[Start of Data shown]

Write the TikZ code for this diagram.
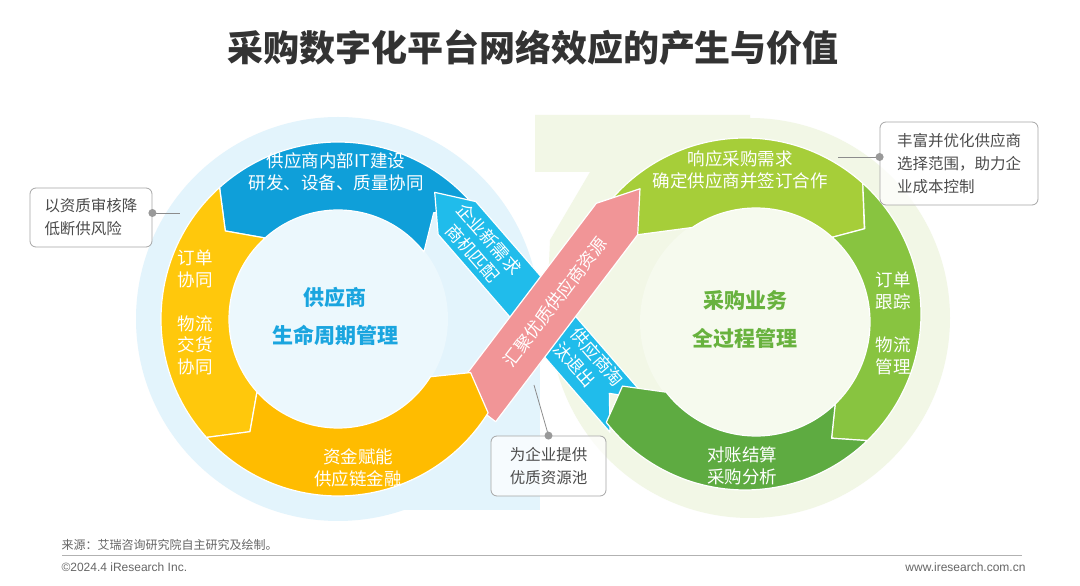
\documentclass[tikz,border=0pt]{standalone}
\usepackage{fontspec}
\setmainfont{Noto Sans CJK SC}
\newfontfamily\latinfont{Liberation Sans}
\usetikzlibrary{calc}

\definecolor{blueArc}{HTML}{0F9FD9}
\definecolor{cyanBand}{HTML}{20BCEB}
\definecolor{yellowL}{HTML}{FFC80C}
\definecolor{yellowB}{HTML}{FFBC00}
\definecolor{pinkBand}{HTML}{F19597}
\definecolor{greenTop}{HTML}{A6CE39}
\definecolor{greenRight}{HTML}{88C440}
\definecolor{greenBottom}{HTML}{5EAB41}
\definecolor{haloBlue}{HTML}{E3F4FC}
\definecolor{coreBlue}{HTML}{ECF8FD}
\definecolor{haloGreen}{HTML}{F2F7E6}
\definecolor{coreGreen}{HTML}{F6FAEE}
\definecolor{txtBlue}{HTML}{1AA5DF}
\definecolor{txtGreen}{HTML}{68B23E}
\definecolor{titleGray}{HTML}{333333}

% ring piece: outer centre, inner centre, start, end, tip shift, inner r, outer r, colour
\newcommand{\ringpart}[8]{%
  \pgfmathsetmacro{\rmid}{(#6+#7)/2}%
  \pgfmathsetmacro{\tipang}{#4+#5}%
  \pgfmathsetmacro{\notchang}{#3+#5}%
  \coordinate (rpMid) at ($(#1)!0.5!(#2)$);
  \fill[#8,draw=white,line width=1.2pt,line join=round]
    ([shift={(#1)}]#3:#7) arc[start angle=#3,end angle=#4,radius=#7]
    -- ([shift={(rpMid)}]\tipang:\rmid) -- ([shift={(#2)}]#4:#6)
    arc[start angle=#4,end angle=#3,radius=#6]
    -- ([shift={(rpMid)}]\notchang:\rmid) -- cycle;
}
% straight piece: tail, head, half width, tip depth, notch depth, colour
\newcommand{\flowband}[6]{%
  \fill[#6,draw=white,line width=1.2pt,line join=round]
    ($(#1)!#3!90:(#2)$) -- ($(#2)!#3!-90:(#1)$) -- ($(#2)!-#4!(#1)$)
    -- ($(#2)!#3!90:(#1)$) -- ($(#1)!#3!-90:(#2)$) -- ($(#1)!#5!(#2)$) -- cycle;
}

\tikzset{
  ringtext/.style={text=white,font=\fontsize{17.5}{21.5}\selectfont,align=center},
  hubtext/.style={font=\bfseries\fontsize{21}{38}\selectfont,align=center},
  notebox/.style={draw=black!35,line width=0.8pt,rounded corners=6pt,fill=white,
    fill opacity=0.7,text opacity=1,text=black!70,
    font=\fontsize{15.5}{23}\selectfont,align=left,inner sep=0pt},
  callout/.style={draw=black!45,line width=0.8pt},
  dot/.style={fill=black!40},
  foot/.style={text=black!60,font=\latinfont\fontsize{12}{14}\selectfont},
}

\begin{document}
\begin{tikzpicture}[x=1pt,y=1pt]
    \fill[white] (0,0) rectangle (1080,586);
    \useasboundingbox (0,0) rectangle (1080,586);
    %% Nodes
    \coordinate (C1) at (338,267);
    \coordinate (C2) at (745,272);
    \coordinate (C2i) at (756,264);
    \coordinate (Tc) at (629,170);
    \coordinate (Hc) at (457,368);
    \coordinate (Tp) at (475,180);
    \coordinate (Hp) at (617,367);
    \coordinate (pinkR) at ($(Hp)!26pt!90:(Tp)$);
    %% Backgrounds
    \fill[haloGreen] (750,268) circle[radius=200];
    \fill[haloGreen] (535,471) -- (750,471) -- (750,268) -- (548,300) -- (550,346)
        -- (590,414) -- (535,414) -- cycle;
    \fill[haloBlue] (C1) circle[radius=202];
    \fill[haloBlue] (338,76) rectangle (540,266);
    \fill[coreBlue] (C1) circle[radius=110];
    \fill[coreGreen] (C2i) circle[radius=116];
    %% Loop
    \ringpart{C1}{C1}{38}{132}{10}{109}{177}{blueArc}
    \ringpart{C1}{C1}{132}{222}{10}{109}{177}{yellowL}
    \fill[greenTop,draw=white,line width=1.2pt,line join=round]
        ([shift={(C2)}]145:176) arc[start angle=145,end angle=48,radius=176]
        -- ([shift={(750,268)}]38:145) -- ([shift={(C2i)}]48:114)
        arc[start angle=48,end angle=124,radius=114] -- (pinkR) -- cycle;
    \ringpart{C2}{C2i}{48}{-46}{-10}{114}{176}{greenRight}
    \flowband{Tc}{Hc}{25pt}{34pt}{30pt}{cyanBand}
    \flowband{Tp}{Hp}{26pt}{38pt}{0pt}{pinkBand}
    \ringpart{C1}{C1}{222}{328}{10}{109}{177}{yellowB}
    \ringpart{C2}{C2i}{-46}{-142}{-10}{114}{176}{greenBottom}
    %% Texts on the loop
    \node[ringtext] (blueTxt) at (336,414) {供应商内部IT建设\\研发、设备、质量协同};
    \node[ringtext] (orderTxt) at (195,317) {订单\\协同};
    \node[ringtext] (logiTxt) at (195,241) {物流\\交货\\协同};
    \node[ringtext] (finTxt) at (358,118) {资金赋能\\供应链金融};
    \node[ringtext,rotate=-49] (needTxt) at (481,340) {企业新需求\\商机匹配};
    \node[ringtext,rotate=-49,align=left] (exitTxt) at (589,222) {供应商淘\\汰退出};
    \node[ringtext,rotate=52.7] (poolTxt) at (555,284) {汇聚优质供应商资源};
    \node[ringtext] (buyTxt) at (740,416) {响应采购需求\\确定供应商并签订合作};
    \node[ringtext] (trackTxt) at (893,295) {订单\\跟踪};
    \node[ringtext] (flowTxt) at (893,230) {物流\\管理};
    \node[ringtext] (billTxt) at (742,120) {对账结算\\采购分析};
    \node[hubtext,text=txtBlue] (hubL) at (335,270) {供应商\\生命周期管理};
    \node[hubtext,text=txtGreen] (hubR) at (745,266) {采购业务\\全过程管理};
    %% Notes
    \node[notebox,minimum width=122,minimum height=59] (noteA) at (91,368.5)
        {以资质审核降\\低断供风险};
    \node[notebox,minimum width=158,minimum height=83] (noteB) at (959,422.5)
        {丰富并优化供应商\\选择范围，助力企\\业成本控制};
    \node[notebox,minimum width=115,minimum height=60] (noteC) at (548.5,120)
        {为企业提供\\优质资源池};
    \coordinate (endA) at (180,373);
    \coordinate (endB) at (838,429);
    \coordinate (endC) at (534,201);
    \coordinate (dotA) at ([yshift=4.5pt]noteA.east);
    \coordinate (dotB) at ([yshift=6.5pt]noteB.west);
    \coordinate (dotC) at (noteC.north);
    \draw[callout] (dotA) -- (endA);
    \draw[callout] (dotB) -- (endB);
    \draw[callout] (dotC) -- (endC);
    \fill[dot] (dotA) circle[radius=4];
    \fill[dot] (dotB) circle[radius=4];
    \fill[dot] (dotC) circle[radius=4];
    %% Title and footer
    \node[text=titleGray,font=\bfseries\fontsize{36}{40}\selectfont] (title) at (533,538)
        {采购数字化平台网络效应的产生与价值};
    \node[anchor=west,text=black!60,font=\fontsize{12}{14}\selectfont] (src) at (58,41)
        {来源：艾瑞咨询研究院自主研究及绘制。};
    \coordinate (ruleL) at (62,31);
    \coordinate (ruleR) at (1022,31);
    \draw[black!30,line width=0.8pt] (ruleL) -- (ruleR);
    \node[anchor=west,foot] (copy) at (58,19) {©2024.4 iResearch Inc.};
    \node[anchor=east,foot] (web) at (1029,19) {www.iresearch.com.cn};
\end{tikzpicture}
\end{document}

[End of Data shown]

■ **What you should do**: Transcribe the material as is, with images omitted.

■ **Full output**:
Write the TikZ code for this diagram.
\documentclass[tikz,border=0pt]{standalone}
\usepackage{fontspec}
\setmainfont{Noto Sans CJK SC}
\newfontfamily\latinfont{Liberation Sans}
\usetikzlibrary{calc}

\definecolor{blueArc}{HTML}{0F9FD9}
\definecolor{cyanBand}{HTML}{20BCEB}
\definecolor{yellowL}{HTML}{FFC80C}
\definecolor{yellowB}{HTML}{FFBC00}
\definecolor{pinkBand}{HTML}{F19597}
\definecolor{greenTop}{HTML}{A6CE39}
\definecolor{greenRight}{HTML}{88C440}
\definecolor{greenBottom}{HTML}{5EAB41}
\definecolor{haloBlue}{HTML}{E3F4FC}
\definecolor{coreBlue}{HTML}{ECF8FD}
\definecolor{haloGreen}{HTML}{F2F7E6}
\definecolor{coreGreen}{HTML}{F6FAEE}
\definecolor{txtBlue}{HTML}{1AA5DF}
\definecolor{txtGreen}{HTML}{68B23E}
\definecolor{titleGray}{HTML}{333333}

% ring piece: outer centre, inner centre, start, end, tip shift, inner r, outer r, colour
\newcommand{\ringpart}[8]{%
  \pgfmathsetmacro{\rmid}{(#6+#7)/2}%
  \pgfmathsetmacro{\tipang}{#4+#5}%
  \pgfmathsetmacro{\notchang}{#3+#5}%
  \coordinate (rpMid) at ($(#1)!0.5!(#2)$);
  \fill[#8,draw=white,line width=1.2pt,line join=round]
    ([shift={(#1)}]#3:#7) arc[start angle=#3,end angle=#4,radius=#7]
    -- ([shift={(rpMid)}]\tipang:\rmid) -- ([shift={(#2)}]#4:#6)
    arc[start angle=#4,end angle=#3,radius=#6]
    -- ([shift={(rpMid)}]\notchang:\rmid) -- cycle;
}
% straight piece: tail, head, half width, tip depth, notch depth, colour
\newcommand{\flowband}[6]{%
  \fill[#6,draw=white,line width=1.2pt,line join=round]
    ($(#1)!#3!90:(#2)$) -- ($(#2)!#3!-90:(#1)$) -- ($(#2)!-#4!(#1)$)
    -- ($(#2)!#3!90:(#1)$) -- ($(#1)!#3!-90:(#2)$) -- ($(#1)!#5!(#2)$) -- cycle;
}

\tikzset{
  ringtext/.style={text=white,font=\fontsize{17.5}{21.5}\selectfont,align=center},
  hubtext/.style={font=\bfseries\fontsize{21}{38}\selectfont,align=center},
  notebox/.style={draw=black!35,line width=0.8pt,rounded corners=6pt,fill=white,
    fill opacity=0.7,text opacity=1,text=black!70,
    font=\fontsize{15.5}{23}\selectfont,align=left,inner sep=0pt},
  callout/.style={draw=black!45,line width=0.8pt},
  dot/.style={fill=black!40},
  foot/.style={text=black!60,font=\latinfont\fontsize{12}{14}\selectfont},
}

\begin{document}
\begin{tikzpicture}[x=1pt,y=1pt]
    \fill[white] (0,0) rectangle (1080,586);
    \useasboundingbox (0,0) rectangle (1080,586);
    %% Nodes
    \coordinate (C1) at (338,267);
    \coordinate (C2) at (745,272);
    \coordinate (C2i) at (756,264);
    \coordinate (Tc) at (629,170);
    \coordinate (Hc) at (457,368);
    \coordinate (Tp) at (475,180);
    \coordinate (Hp) at (617,367);
    \coordinate (pinkR) at ($(Hp)!26pt!90:(Tp)$);
    %% Backgrounds
    \fill[haloGreen] (750,268) circle[radius=200];
    \fill[haloGreen] (535,471) -- (750,471) -- (750,268) -- (548,300) -- (550,346)
        -- (590,414) -- (535,414) -- cycle;
    \fill[haloBlue] (C1) circle[radius=202];
    \fill[haloBlue] (338,76) rectangle (540,266);
    \fill[coreBlue] (C1) circle[radius=110];
    \fill[coreGreen] (C2i) circle[radius=116];
    %% Loop
    \ringpart{C1}{C1}{38}{132}{10}{109}{177}{blueArc}
    \ringpart{C1}{C1}{132}{222}{10}{109}{177}{yellowL}
    \fill[greenTop,draw=white,line width=1.2pt,line join=round]
        ([shift={(C2)}]145:176) arc[start angle=145,end angle=48,radius=176]
        -- ([shift={(750,268)}]38:145) -- ([shift={(C2i)}]48:114)
        arc[start angle=48,end angle=124,radius=114] -- (pinkR) -- cycle;
    \ringpart{C2}{C2i}{48}{-46}{-10}{114}{176}{greenRight}
    \flowband{Tc}{Hc}{25pt}{34pt}{30pt}{cyanBand}
    \flowband{Tp}{Hp}{26pt}{38pt}{0pt}{pinkBand}
    \ringpart{C1}{C1}{222}{328}{10}{109}{177}{yellowB}
    \ringpart{C2}{C2i}{-46}{-142}{-10}{114}{176}{greenBottom}
    %% Texts on the loop
    \node[ringtext] (blueTxt) at (336,414) {供应商内部IT建设\\研发、设备、质量协同};
    \node[ringtext] (orderTxt) at (195,317) {订单\\协同};
    \node[ringtext] (logiTxt) at (195,241) {物流\\交货\\协同};
    \node[ringtext] (finTxt) at (358,118) {资金赋能\\供应链金融};
    \node[ringtext,rotate=-49] (needTxt) at (481,340) {企业新需求\\商机匹配};
    \node[ringtext,rotate=-49,align=left] (exitTxt) at (589,222) {供应商淘\\汰退出};
    \node[ringtext,rotate=52.7] (poolTxt) at (555,284) {汇聚优质供应商资源};
    \node[ringtext] (buyTxt) at (740,416) {响应采购需求\\确定供应商并签订合作};
    \node[ringtext] (trackTxt) at (893,295) {订单\\跟踪};
    \node[ringtext] (flowTxt) at (893,230) {物流\\管理};
    \node[ringtext] (billTxt) at (742,120) {对账结算\\采购分析};
    \node[hubtext,text=txtBlue] (hubL) at (335,270) {供应商\\生命周期管理};
    \node[hubtext,text=txtGreen] (hubR) at (745,266) {采购业务\\全过程管理};
    %% Notes
    \node[notebox,minimum width=122,minimum height=59] (noteA) at (91,368.5)
        {以资质审核降\\低断供风险};
    \node[notebox,minimum width=158,minimum height=83] (noteB) at (959,422.5)
        {丰富并优化供应商\\选择范围，助力企\\业成本控制};
    \node[notebox,minimum width=115,minimum height=60] (noteC) at (548.5,120)
        {为企业提供\\优质资源池};
    \coordinate (endA) at (180,373);
    \coordinate (endB) at (838,429);
    \coordinate (endC) at (534,201);
    \coordinate (dotA) at ([yshift=4.5pt]noteA.east);
    \coordinate (dotB) at ([yshift=6.5pt]noteB.west);
    \coordinate (dotC) at (noteC.north);
    \draw[callout] (dotA) -- (endA);
    \draw[callout] (dotB) -- (endB);
    \draw[callout] (dotC) -- (endC);
    \fill[dot] (dotA) circle[radius=4];
    \fill[dot] (dotB) circle[radius=4];
    \fill[dot] (dotC) circle[radius=4];
    %% Title and footer
    \node[text=titleGray,font=\bfseries\fontsize{36}{40}\selectfont] (title) at (533,538)
        {采购数字化平台网络效应的产生与价值};
    \node[anchor=west,text=black!60,font=\fontsize{12}{14}\selectfont] (src) at (58,41)
        {来源：艾瑞咨询研究院自主研究及绘制。};
    \coordinate (ruleL) at (62,31);
    \coordinate (ruleR) at (1022,31);
    \draw[black!30,line width=0.8pt] (ruleL) -- (ruleR);
    \node[anchor=west,foot] (copy) at (58,19) {©2024.4 iResearch Inc.};
    \node[anchor=east,foot] (web) at (1029,19) {www.iresearch.com.cn};
\end{tikzpicture}
\end{document}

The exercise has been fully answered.